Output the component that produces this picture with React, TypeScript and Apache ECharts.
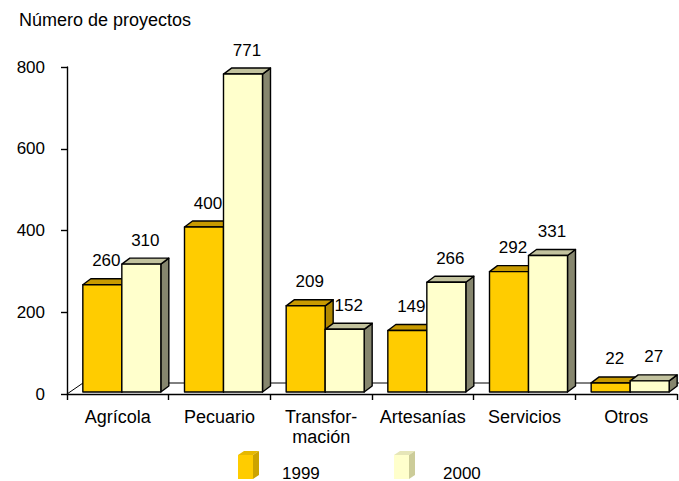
import React, { useEffect, useRef } from "react";
import * as echarts from "echarts";

const categories = ["Agrícola", "Pecuario", "Transfor-\nmación", "Artesanías", "Servicios", "Otros"];
const seriesNames = ["1999", "2000"];
const values1999 = [260, 400, 209, 149, 292, 22];
const values2000 = [310, 771, 152, 266, 331, 27];
const yMin = 0;
const yMax = 800;
const yInterval = 200;
const yAxisTitle = "Número de proyectos";

const FONT = "'Liberation Sans', Arial, Helvetica, sans-serif";
const palettes = [
  { front: "#FFCC00", top: "#C89A00", side: "#B08800", legendSide: "#CCA300", legendTop: "#E6B800" },
  { front: "#FFFFCC", top: "#C2C29E", side: "#86866E", legendSide: "#CCCC99", legendTop: "#E6E6B8" },
];
const DX = 8;
const DY = -6;
const BAR_W = 39;
const SHIFT_X = 4;
const SHIFT_Y = -2;

function makeRender(sIdx: number) {
  return (params: any, api: any) => {
    const cat = api.value(0);
    const val = api.value(1);
    const base = api.coord([cat, 0]);
    const topPt = api.coord([cat, val]);
    const cx = base[0] + SHIFT_X;
    const x0 = sIdx === 0 ? cx - BAR_W : cx;
    const x1 = x0 + BAR_W;
    const yb = base[1] + SHIFT_Y;
    const yt = topPt[1] + SHIFT_Y;
    const pal = palettes[sIdx];
    const children: any[] = [];
    if (sIdx === 0 && params.dataIndex === 0) {
      const cs = params.coordSys;
      const fx = cs.x;
      const fy = cs.y + cs.height;
      children.push({
        type: "polyline",
        shape: { points: [[fx, fy], [fx + 16, fy - 11], [fx + cs.width + 30, fy - 11]] },
        style: { stroke: "#000", lineWidth: 1, fill: "none" },
      });
    }
    const lineStyle = { stroke: "#000", lineWidth: 1.4, lineJoin: "round" };
    children.push({
      type: "polygon",
      shape: { points: [[x1, yb], [x1 + DX, yb + DY], [x1 + DX, yt + DY], [x1, yt]] },
      style: { fill: pal.side, ...lineStyle },
    });
    children.push({
      type: "polygon",
      shape: { points: [[x0, yt], [x0 + DX, yt + DY], [x1 + DX, yt + DY], [x1, yt]] },
      style: { fill: pal.top, ...lineStyle },
    });
    children.push({
      type: "rect",
      shape: { x: x0, y: yt, width: BAR_W, height: yb - yt },
      style: { fill: pal.front, ...lineStyle },
    });
    children.push({
      type: "text",
      style: {
        text: String(val),
        x: (x0 + x1) / 2 + 4,
        y: yt - 24,
        align: "center",
        verticalAlign: "middle",
        fontSize: 17,
        fontFamily: FONT,
        fill: "#000",
      },
    });
    return { type: "group", children };
  };
}

export default function App() {
  const ref = useRef<HTMLDivElement>(null);
  useEffect(() => {
    if (!ref.current) return;
    const chart = echarts.init(ref.current, undefined, { renderer: "svg" });
    const allValues = [values1999, values2000];
    const legendX = [238, 394];
    const legendTextX = [282, 443];
    const legendGraphics: any[] = [];
    seriesNames.forEach((name, i) => {
      const x = legendX[i];
      const pal = palettes[i];
      legendGraphics.push({
        type: "group",
        children: [
          { type: "polygon", shape: { points: [[x, 455], [x + 6, 451], [x + 21, 451], [x + 15, 455]] }, style: { fill: pal.legendTop } },
          { type: "polygon", shape: { points: [[x + 15, 455], [x + 21, 451], [x + 21, 475], [x + 15, 479]] }, style: { fill: pal.legendSide } },
          { type: "rect", shape: { x: x, y: 455, width: 15, height: 24 }, style: { fill: pal.front } },
          {
            type: "text",
            style: { text: name, x: legendTextX[i], y: 473, verticalAlign: "middle", fontSize: 17, fontFamily: FONT, fill: "#000" },
          },
        ],
      });
    });
    chart.setOption({
      animation: false,
      backgroundColor: "#fff",
      title: {
        text: yAxisTitle,
        left: 19,
        top: 11,
        padding: 0,
        textStyle: { fontSize: 18, fontWeight: "normal", fontFamily: FONT, color: "#000" },
      },
      grid: { left: 67, top: 67, width: 610, height: 327, containLabel: false },
      xAxis: {
        type: "category",
        data: categories,
        boundaryGap: true,
        axisLine: { show: true, lineStyle: { color: "#000", width: 1.4 } },
        axisTick: { show: true, length: 6, alignWithLabel: false, lineStyle: { color: "#000", width: 1.4 } },
        axisLabel: { margin: 13, fontSize: 18, lineHeight: 20, fontFamily: FONT, color: "#000", interval: 0 },
        splitLine: { show: false },
      },
      yAxis: [
        {
          type: "value",
          min: yMin,
          max: yMax,
          interval: yInterval,
          axisLine: { show: true, lineStyle: { color: "#000", width: 1.4 } },
          axisTick: { show: true, length: 6, lineStyle: { color: "#000", width: 1.4 } },
          axisLabel: { margin: 22, fontSize: 17, fontFamily: FONT, color: "#000" },
          splitLine: { show: false },
        },
        {
          type: "value",
          min: 0,
          max: 793,
          show: false,
          splitLine: { show: false },
        },
      ],
      series: seriesNames.map((name, sIdx) => ({
        type: "custom",
        name,
        xAxisIndex: 0,
        yAxisIndex: 1,
        renderItem: makeRender(sIdx),
        encode: { x: 0, y: 1 },
        data: allValues[sIdx].map((v, i) => [i, v]),
        z: 2 + sIdx,
      })),
      graphic: legendGraphics,
    });
    return () => chart.dispose();
  }, []);
  return <div ref={ref} style={{ position: "fixed", left: 0, top: 0, width: 679, height: 481 }} />;
}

# # # # #

**What to work on:**
Reproduce all of the data exactly, omitting each picture it holds.

**Expected output:**
Output the component that produces this picture with React, TypeScript and Apache ECharts.
import React, { useEffect, useRef } from "react";
import * as echarts from "echarts";

const categories = ["Agrícola", "Pecuario", "Transfor-\nmación", "Artesanías", "Servicios", "Otros"];
const seriesNames = ["1999", "2000"];
const values1999 = [260, 400, 209, 149, 292, 22];
const values2000 = [310, 771, 152, 266, 331, 27];
const yMin = 0;
const yMax = 800;
const yInterval = 200;
const yAxisTitle = "Número de proyectos";

const FONT = "'Liberation Sans', Arial, Helvetica, sans-serif";
const palettes = [
  { front: "#FFCC00", top: "#C89A00", side: "#B08800", legendSide: "#CCA300", legendTop: "#E6B800" },
  { front: "#FFFFCC", top: "#C2C29E", side: "#86866E", legendSide: "#CCCC99", legendTop: "#E6E6B8" },
];
const DX = 8;
const DY = -6;
const BAR_W = 39;
const SHIFT_X = 4;
const SHIFT_Y = -2;

function makeRender(sIdx: number) {
  return (params: any, api: any) => {
    const cat = api.value(0);
    const val = api.value(1);
    const base = api.coord([cat, 0]);
    const topPt = api.coord([cat, val]);
    const cx = base[0] + SHIFT_X;
    const x0 = sIdx === 0 ? cx - BAR_W : cx;
    const x1 = x0 + BAR_W;
    const yb = base[1] + SHIFT_Y;
    const yt = topPt[1] + SHIFT_Y;
    const pal = palettes[sIdx];
    const children: any[] = [];
    if (sIdx === 0 && params.dataIndex === 0) {
      const cs = params.coordSys;
      const fx = cs.x;
      const fy = cs.y + cs.height;
      children.push({
        type: "polyline",
        shape: { points: [[fx, fy], [fx + 16, fy - 11], [fx + cs.width + 30, fy - 11]] },
        style: { stroke: "#000", lineWidth: 1, fill: "none" },
      });
    }
    const lineStyle = { stroke: "#000", lineWidth: 1.4, lineJoin: "round" };
    children.push({
      type: "polygon",
      shape: { points: [[x1, yb], [x1 + DX, yb + DY], [x1 + DX, yt + DY], [x1, yt]] },
      style: { fill: pal.side, ...lineStyle },
    });
    children.push({
      type: "polygon",
      shape: { points: [[x0, yt], [x0 + DX, yt + DY], [x1 + DX, yt + DY], [x1, yt]] },
      style: { fill: pal.top, ...lineStyle },
    });
    children.push({
      type: "rect",
      shape: { x: x0, y: yt, width: BAR_W, height: yb - yt },
      style: { fill: pal.front, ...lineStyle },
    });
    children.push({
      type: "text",
      style: {
        text: String(val),
        x: (x0 + x1) / 2 + 4,
        y: yt - 24,
        align: "center",
        verticalAlign: "middle",
        fontSize: 17,
        fontFamily: FONT,
        fill: "#000",
      },
    });
    return { type: "group", children };
  };
}

export default function App() {
  const ref = useRef<HTMLDivElement>(null);
  useEffect(() => {
    if (!ref.current) return;
    const chart = echarts.init(ref.current, undefined, { renderer: "svg" });
    const allValues = [values1999, values2000];
    const legendX = [238, 394];
    const legendTextX = [282, 443];
    const legendGraphics: any[] = [];
    seriesNames.forEach((name, i) => {
      const x = legendX[i];
      const pal = palettes[i];
      legendGraphics.push({
        type: "group",
        children: [
          { type: "polygon", shape: { points: [[x, 455], [x + 6, 451], [x + 21, 451], [x + 15, 455]] }, style: { fill: pal.legendTop } },
          { type: "polygon", shape: { points: [[x + 15, 455], [x + 21, 451], [x + 21, 475], [x + 15, 479]] }, style: { fill: pal.legendSide } },
          { type: "rect", shape: { x: x, y: 455, width: 15, height: 24 }, style: { fill: pal.front } },
          {
            type: "text",
            style: { text: name, x: legendTextX[i], y: 473, verticalAlign: "middle", fontSize: 17, fontFamily: FONT, fill: "#000" },
          },
        ],
      });
    });
    chart.setOption({
      animation: false,
      backgroundColor: "#fff",
      title: {
        text: yAxisTitle,
        left: 19,
        top: 11,
        padding: 0,
        textStyle: { fontSize: 18, fontWeight: "normal", fontFamily: FONT, color: "#000" },
      },
      grid: { left: 67, top: 67, width: 610, height: 327, containLabel: false },
      xAxis: {
        type: "category",
        data: categories,
        boundaryGap: true,
        axisLine: { show: true, lineStyle: { color: "#000", width: 1.4 } },
        axisTick: { show: true, length: 6, alignWithLabel: false, lineStyle: { color: "#000", width: 1.4 } },
        axisLabel: { margin: 13, fontSize: 18, lineHeight: 20, fontFamily: FONT, color: "#000", interval: 0 },
        splitLine: { show: false },
      },
      yAxis: [
        {
          type: "value",
          min: yMin,
          max: yMax,
          interval: yInterval,
          axisLine: { show: true, lineStyle: { color: "#000", width: 1.4 } },
          axisTick: { show: true, length: 6, lineStyle: { color: "#000", width: 1.4 } },
          axisLabel: { margin: 22, fontSize: 17, fontFamily: FONT, color: "#000" },
          splitLine: { show: false },
        },
        {
          type: "value",
          min: 0,
          max: 793,
          show: false,
          splitLine: { show: false },
        },
      ],
      series: seriesNames.map((name, sIdx) => ({
        type: "custom",
        name,
        xAxisIndex: 0,
        yAxisIndex: 1,
        renderItem: makeRender(sIdx),
        encode: { x: 0, y: 1 },
        data: allValues[sIdx].map((v, i) => [i, v]),
        z: 2 + sIdx,
      })),
      graphic: legendGraphics,
    });
    return () => chart.dispose();
  }, []);
  return <div ref={ref} style={{ position: "fixed", left: 0, top: 0, width: 679, height: 481 }} />;
}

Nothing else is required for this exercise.